Supreme Court of the United States, Loving v. Virginia, June 12, 1967. (Unanimous opinion written by Chief Justice Warren.)

At the time the case was decided 42 years ago, Virginia was one of 16 states that still had laws prohibiting interracial marriage.

Best quote of the day, so far

Chuck Taylor:

As a 30-year pro journalist myself, I abhor sloppy and imprecise journalism like the next person. But bloggers aren’t the first to practice bad journalism any more than they are the first to do good journalism, as some have. Training does not make you responsible. Peer approval does not make you responsible. Method of dissemination does not make you responsible. Those are all arbitrary definitions that are transcended by the First Amendment.

Best quote of the day, so far

I know it is coming, and I do not fear it, because I believe there is nothing on the other side of death to fear. I hope to be spared as much pain as possible on the approach path. I was perfectly content before I was born, and I think of death as the same state. What I am grateful for is the gift of intelligence, and for life, love, wonder, and laughter. You can’t say it wasn’t interesting. My lifetime’s memories are what I have brought home from the trip. I will require them for eternity no more than that little souvenir of the Eiffel Tower I brought home from Paris.

Roger Ebert quoted by Will Leitch at Deadspin.

Best line of the day

A man in St. Louis dropped off his computer for repair at the area Best Buy, but apparently forgot that he was also using it as a bank. “Employees at a Best Buy store in South County discovered about $10,000 cash inside,” writes the St. Louis Post Dispatch.
. . .

What kind of person [hides] his savings in his computer tower and then forgets about it? The same kind who takes his computer to Best Buy for repair.

Consumerist

Best line of the day

“Lord, I’ve been a Rockets/Nuggets addict since I was 9, and I keep trying to picture my lovable, dog-butt Nuggets winning it all. This state would come unglued. People would paint the Front Range powder blue. Half a million fans would clog the streets. People would stand on John Elway to get a view.”

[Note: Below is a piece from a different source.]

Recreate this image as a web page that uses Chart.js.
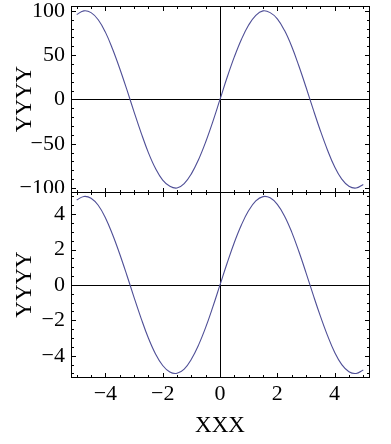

Rick Reilly praying for a Denver win.

Best lines of the day about journalism

If we were to start an online newspaper from scratch today … One option might be to imitate cable TV, and engage in a furious volume of he-said/she-said reporting, voyeurism, contrarianism, gossip, triviality and gotcha journalism. But that would come at the cost of our souls. The right way to reinvent ourselves online would be to do precisely what journalists were put on this green earth to do: Seek the truth, hold the powerful accountable, expose the B.S., explain how things really work, introduce people to each other, and tell compelling stories.

Dan Froomkin from the first of four brief essays this week on newspapers.

Best redux line of the day

“Because every barrel exhibits its own unique qualities, our tasters must sample each one along the way in order to guarantee that every barrel is pulled from the warehouse at just the right time. It’s challenging work, but there sure isn’t much job turnover.”

Sign at visitors center, Jack Daniel Distillery, Lynchburg, Tennessee. Dad and I took the tour three years ago today.

Best spam line of the day

From among the many, many comments you don’t see — some 10,000 in three years:

“it is interesting that while everybody else is discussing the financial crisis you are taliking about it. Very well done.”

This comment was attached to the post about the three-year-old.